The investigation at the time established that the woman was probably in her mid-20s and “partly western European and partly Asian”.
More recent forensic investigations, using isotope analysis, have narrowed down her place of birth to either the Netherlands, Germany, Luxembourg or Belgium.
“It all has to do with the food that you eat and the water that you drink, but also the air that you breathe,” Ms van Leeuwen says of the technique.
In the weeks following her discovery, police released details of her clothing and shoe sizes and what she was wearing, but they were still unable to identify her. Her dark lace-up shoes with crepe soles were not on her feet but had been put in the bin with her body.
Details of what was found with the body have been released by Interpol as part of Operation Identify Me.
She was wearing a gold-coloured watch on her right wrist and a snakeskin print bag was also found in the bin.
Men’s clothes were also found in the bin – police believe they belonged to the perpetrator.

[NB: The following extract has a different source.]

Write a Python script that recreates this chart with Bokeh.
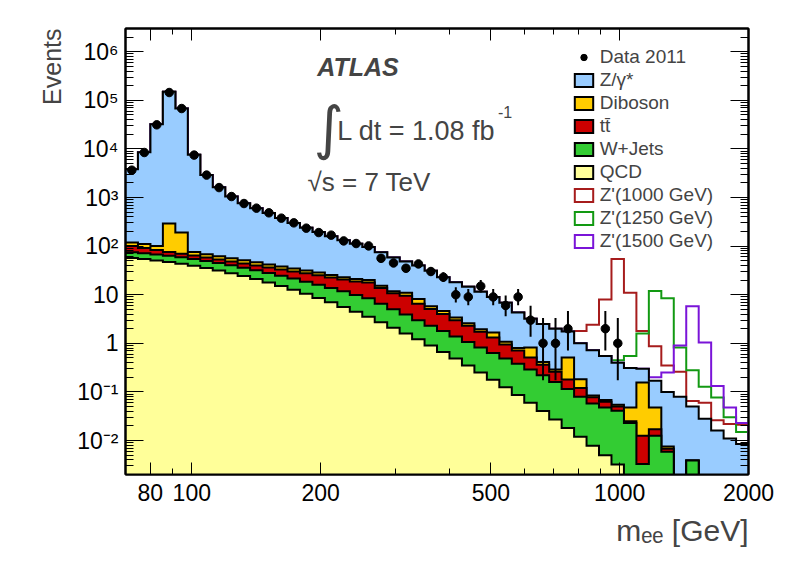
import numpy as np
from bokeh.plotting import figure
from bokeh.models import (LogAxis, FixedTicker, CustomJSTickFormatter, Label,
                          Legend, LegendItem, Title, Range1d)
from bokeh.embed import file_html
from bokeh.resources import INLINE

# ---------------- data ----------------
bin_edges = [70.00, 74.85, 80.05, 85.60, 91.53, 97.88, 104.67, 111.93, 119.69, 127.99,
             136.87, 146.36, 156.51, 167.36, 178.97, 191.38, 204.66, 218.85, 234.03, 250.26,
             267.61, 286.17, 306.02, 327.24, 349.93, 374.20, 400.15, 427.91, 457.58, 489.32,
             523.25, 559.54, 598.34, 639.84, 684.21, 731.67, 782.41, 836.67, 894.69, 956.74,
             1023.09, 1094.05, 1169.93, 1251.07, 1337.83, 1430.62, 1529.84, 1635.94, 1749.40,
             1870.73, 2000.00]

data_counts = [3650, 8430, 31300, 144500, 67700, 7450, 2890, 1600, 1047, 752,
               604, 484, 376, 301, 234, 190, 168, 128, 113, 101,
               56, 45, 35, 43, 30, 23, 10, 9, 15, 9,
               6, 9, 3, 1, 1, 2, 0, 0, 2, 1,
               0, 0, 0, 0, 0, 0, 0, 0, 0, 0]

qcd = [57.0, 54.1, 50.7, 47.1, 43.3, 39.4, 35.4, 31.6, 27.8, 24.3,
       21.0, 17.9, 15.1, 12.7, 10.5, 8.6, 6.98, 5.60, 4.45, 3.50,
       2.72, 2.10, 1.60, 1.21, 0.90, 0.665, 0.486, 0.351, 0.252, 0.178,
       0.125, 0.0868, 0.0596, 0.0405, 0.0272, 0.0181, 0.0120, 0.0078, 0.0050, 0.0032,
       0, 0, 0, 0, 0, 0, 0, 0, 0, 0]

wjets = [18.0, 16.9, 16.3, 15.9, 15.7, 14.6, 14.1, 13.4, 12.7, 11.7,
         11.0, 10.1, 9.4, 8.8, 8.0, 7.4, 6.82, 6.2, 5.45, 5.0,
         3.78, 2.90, 2.30, 1.79, 1.40, 1.135, 0.894, 0.709, 0.568, 0.452,
         0.365, 0.293, 0.230, 0.180, 0.133, 0.097, 0.068, 0.050, 0.043, 0.038,
         0.023, 0.0033, 0.0125, 0.0059, 0, 0.0039, 0, 0, 0, 0]

ttbar = [25, 20, 16, 13, 11, 10, 8.5, 8, 7.5, 8,
         8, 8.5, 8.5, 8.5, 9, 9, 8.7, 8.7, 8.8, 9.3,
         7.3, 5.7, 5.6, 3.5, 2.8, 2.2, 1.62, 1.24, 0.92, 0.69,
         0.46, 0.33, 0.22, 0.14, 0.10, 0.065, 0.04, 0.02, 0.015, 0.009,
         0.002, 0.0092, 0.0045, 0.0009, 0, 0, 0, 0, 0, 0]

diboson = [18, 19, 17, 216, 120, 12, 10, 9, 8, 7,
           6.5, 5.5, 5, 4.5, 4, 3.5, 3, 2.5, 2.3, 2.2,
           1.4, 1.1, 1.5, 1.7, 0.7, 0.65, 0.4, 0.3, 0.21, 0.35,
           0.13, 0.09, 0.31, 0.05, 0.03, 0.33, 0.063, 0.007, 0.005, 0.004,
           0.023, 0.144, 0.031, 0.0007, 0, 0, 0, 0, 0, 0]

zgamma = [3682, 8390, 31900, 149700, 67810, 7524, 2832, 1558, 994, 709,
          553.5, 438, 342, 265.5, 208.5, 166.5, 134.5, 109, 91, 76,
          59.8, 46.2, 37, 31.8, 25.2, 18.35, 14.6, 11.9, 9.55, 7.33,
          5.72, 3.5, 2.38, 2.09, 1.71, 1.24, 0.817, 0.635, 0.482, 0.346,
          0.262, 0.144, 0.122, 0.0925, 0.08, 0.0461, 0.028, 0.016, 0.011, 0.0085]

# signal contributions, stacked on the total background
zprime_1000 = [0.0] * 36 + [0.8, 1.68, 7.45, 53.6, 10.7, 1.5, 0.7, 0.25, 0.18, 0.015,
                            0.032, 0.01, 0.011, 0.0125]
zprime_1250 = [0.0] * 39 + [0.05, 0.24, 1.3, 11.8, 8.4, 0.74, 0.23, 0.10, 0.061, 0.019, 0.0065]
zprime_1500 = [0.0] * 42 + [0.03, 0.15, 0.82, 5.75, 1.01, 0.117, 0.037, 0.0145]

x_tick_values = [80, 100, 200, 500, 1000, 2000]
x_tick_labels = ["80", "100", "200", "500", "1000", "2000"]
x_minor_ticks = [90, 300, 400, 600, 700, 800, 900]
y_tick_values = [0.01, 0.1, 1, 10, 100, 1000, 10000, 100000, 1000000]
y_tick_labels = ["10\u207b\u00b2", "10\u207b\u00b9", "1", "10", "10\u00b2", "10\u00b3",
                 "10\u2074", "10\u2075", "10\u2076"]

legend_labels = ["Data 2011", "Z/\u03b3*", "Diboson", "tt\u0304", "W+Jets", "QCD",
                 "Z'(1000 GeV)", "Z'(1250 GeV)", "Z'(1500 GeV)"]

# ---------------- style ----------------
FONT = "Liberation Sans"
C_Z, C_DB, C_TT, C_W, C_QCD = "#99ccff", "#ffcc00", "#cc0000", "#33cc33", "#ffff99"
C_1000, C_1250, C_1500 = "#a61c1c", "#129912", "#7a14d8"
X_MIN, X_MAX = 70.0, 2000.0
Y_MIN, Y_MAX = 0.002, 3.0e6
FLOOR = 1e-6

# page-pixel -> data helpers for text annotations (frame: x 125..748, y 28..474)
FL, FR, FT, FB = 125.0, 748.0, 28.0, 474.0
def dx(px):
    return 10 ** (np.log10(X_MIN) + (px - FL) / (FR - FL) * np.log10(X_MAX / X_MIN))
def dy(py):
    return 10 ** (np.log10(Y_MAX) - (py - FT) / (FB - FT) * np.log10(Y_MAX / Y_MIN))

p = figure(width=780, height=558, x_axis_type="log", y_axis_type="log",
           x_range=Range1d(X_MIN, X_MAX), y_range=Range1d(Y_MIN, Y_MAX),
           output_backend="svg", toolbar_location=None,
           min_border_left=125, min_border_right=32, min_border_top=28, min_border_bottom=84)
p.grid.visible = False
p.outline_line_color = "black"
p.outline_line_width = 2
p.outline_line_alpha = 1.0
p.background_fill_color = "white"
p.border_fill_color = "white"

edges = np.array(bin_edges)

def outline(vals):
    xs = [edges[0]]
    ys = [FLOOR]
    for i, v in enumerate(vals):
        v = v if v > 0 else FLOOR
        xs += [edges[i], edges[i + 1]]
        ys += [v, v]
    xs.append(edges[-1])
    ys.append(FLOOR)
    return xs, ys

levels = np.cumsum(np.array([qcd, wjets, ttbar, diboson, zgamma], dtype=float), axis=0)
total = levels[-1]

# Z' signal hypotheses (outline only, stacked on the background)
sig_renderers = []
for sig, col in [(zprime_1000, C_1000), (zprime_1250, C_1250), (zprime_1500, C_1500)]:
    xs, ys = outline(total + np.array(sig))
    sig_renderers.append(p.patch(xs, ys, fill_color="white", fill_alpha=0.0, line_color=col,
                                 line_width=2, line_join="miter"))

# background stack: draw from the top level down
bkg_renderers = []
for lev, col in zip(levels[::-1], [C_Z, C_DB, C_TT, C_W, C_QCD]):
    xs, ys = outline(lev)
    bkg_renderers.append(p.patch(xs, ys, fill_color=col, line_color="black", line_width=2,
                                 line_join="miter"))

# data with Poisson (Garwood) intervals
garwood = {1: (0.173, 3.300), 2: (0.708, 4.638), 3: (1.367, 5.918)}
counts = np.array(data_counts, dtype=float)
centers = (edges[:-1] + edges[1:]) / 2
m = counts > 0
lo, hi = [], []
for n in counts[m]:
    n = int(n)
    if n in garwood:
        a, b = garwood[n]
    else:
        a, b = n - np.sqrt(n - 0.25), n + np.sqrt(n + 0.75) + 1
    lo.append(a)
    hi.append(b)
p.segment(x0=centers[m], y0=lo, x1=centers[m], y1=hi, line_color="black", line_width=2)
r_data = p.scatter(centers[m], counts[m], size=8.5, color="black")

# ---------------- axes ----------------
lab_code = """
for (let i = 0; i < vals.length; i++) {
  if (Math.abs(Math.log10(tick) - Math.log10(vals[i])) < 1e-6) return labs[i];
}
return "";
"""
x_fmt = CustomJSTickFormatter(args=dict(vals=x_tick_values, labs=x_tick_labels), code=lab_code)
y_fmt = CustomJSTickFormatter(args=dict(vals=y_tick_values, labs=y_tick_labels), code=lab_code)
blank = CustomJSTickFormatter(code="return '';")
y_minor = [mm * 10.0 ** e for e in range(-3, 7) for mm in range(2, 10)]
x_ticker = FixedTicker(ticks=x_tick_values, minor_ticks=x_minor_ticks)
y_ticker = FixedTicker(ticks=y_tick_values, minor_ticks=y_minor)

def style(ax, major, minor):
    ax.axis_line_width = 2
    ax.axis_line_color = "black"
    ax.major_tick_in = major
    ax.major_tick_out = 0
    ax.minor_tick_in = minor
    ax.minor_tick_out = 0
    ax.major_tick_line_width = 1
    ax.minor_tick_line_width = 1
    ax.major_label_text_font = FONT
    ax.major_label_text_font_size = "23px"
    ax.major_label_text_color = "black"

xb = p.xaxis[0]
xb.ticker = x_ticker
xb.formatter = x_fmt
style(xb, 12, 6)
xb.major_label_standoff = 9

yl = p.yaxis[0]
yl.ticker = y_ticker
yl.formatter = y_fmt
style(yl, 18, 8)
yl.major_label_standoff = 7

xt = LogAxis(ticker=x_ticker, formatter=blank)
style(xt, 12, 6)
xt.major_label_text_font_size = "0px"
xt.major_label_standoff = 0
p.add_layout(xt, "above")

yr = LogAxis(ticker=y_ticker, formatter=blank)
style(yr, 18, 8)
yr.major_label_text_font_size = "0px"
yr.major_label_standoff = 0
p.add_layout(yr, "right")

p.add_layout(Title(text="Events", align="right", text_font=FONT, text_font_size="25px",
                   text_font_style="normal", standoff=18), "left")
p.add_layout(Title(text="m\u2091\u2091 [GeV]", align="right", text_font=FONT, text_font_size="30px",
                   text_font_style="normal", standoff=16), "below")

# ---------------- texts ----------------
p.add_layout(Label(x=dx(316.7), y=dy(66), text="ATLAS", text_font=FONT, text_font_size="25px",
                   text_font_style="bold italic", text_baseline="alphabetic"))
p.add_layout(Label(x=dx(313), y=dy(127.5), text="\u222b", text_font="DejaVu Sans",
                   text_font_size="58px", text_baseline="middle"))
p.add_layout(Label(x=dx(336.7), y=dy(130), text="L dt = 1.08 fb", text_font=FONT,
                   text_font_size="27px", text_baseline="alphabetic"))
p.add_layout(Label(x=dx(497.5), y=dy(111), text="-1", text_font=FONT,
                   text_font_size="16px", text_baseline="alphabetic"))
p.add_layout(Label(x=dx(307), y=dy(181), text="\u221as = 7 TeV", text_font=FONT,
                   text_font_size="26px", text_baseline="alphabetic"))

# ---------------- legend ----------------
items = [LegendItem(label=legend_labels[0], renderers=[r_data])]
for lab, r in zip(legend_labels[1:6], bkg_renderers):
    items.append(LegendItem(label=lab, renderers=[r]))
for lab, r in zip(legend_labels[6:], sig_renderers):
    items.append(LegendItem(label=lab, renderers=[r]))

legend = Legend(items=items, location=(446.7, 222), glyph_width=23, glyph_height=16,
                label_standoff=5, spacing=1, padding=0, margin=0,
                border_line_color=None, background_fill_alpha=0.0,
                label_text_font=FONT, label_text_font_size="19px")
p.add_layout(legend)

open("out.html", "w").write(file_html(p, INLINE))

They include a jacket with a red circular symbol sewn into it. Efforts to identify the symbol led to dead ends.
No suspect was ever questioned or arrested in connection with the case, and an initial flurry of media interest soon evaporated.
But for those there on the day the body was found, it was not so easy to forget the woman with no known name. They still wonder who she was – and who might be missing her.
‘They all had somebody who missed them’
When detective Carina van Leeuwen first visited the victim’s grave in 2007 to exhume the remains she felt shocked and saddened at the idea of people falling into obscurity in death.
The owner of the cemetery asked the detective what she planned to do about “all of the others”.
It was then that she realised the scale of the problem with unidentified bodies
Identifying the dead became her specialism and she has gone on to identify 41 people who died from various causes.
All of the bodies she has identified had one thing in common. “No matter how long it took to identify them, they all had somebody who missed them,” she says.
“Even if it’s 25 years later, people are very happy to have something that they can bury and pay their respects to.”
Operation Identify Me
Only four of the bodies Carina has helped to identify in the Netherlands were people from that country, which is why she believes working with police forces across borders, and wider public awareness, is so important.
One of the Operation Identify Me cases is a woman found in Belgium with a distinctive tattoo of a black flower with green leaves and “R’NICK” written underneath.
She was found lying against a grate in a river in Antwerp in 1992. Police said she had been killed violently, but they never discovered her name.
In another case from 2002, a woman’s body was found in a sailing club in the German city Bremen, wrapped in a carpet and bound with string.
Interpol says it hopes that issuing the public list of these black notices will help to prompt memories and encourage people to come forward with any information they may have.
“Perhaps they’ll recognise an earring or specific item of clothing that was found on the unidentified woman,” says Interpol’s Dr Susan Hitchin.
In some of the 22 cases, police forces are using technology that wasn’t available at the time the bodies were found to boost their chances of identification.
A new facial reconstruction of the woman in the bin in Amsterdam has been produced by Dr Christopher Rynn, a forensic artist in Scotland.
He remembers seeing the original post mortem photographs of the woman when he was a student, and they’ve never left him.
He is hopeful that the new image, produced using advanced computer software to reconstruct the face around the skull, will help uncover new leads.
Carina says that – while she would like to solve the case and find the perpetrator – for her “it’s all about [the woman’s] identity, just to give her back to the family”.
She says she will “never give up” on the woman in the bin, or the others she is investigating.
“You’re a person, you have a name, you have a history, and the history has to be told until the end, even if the end is tragic and horrible.”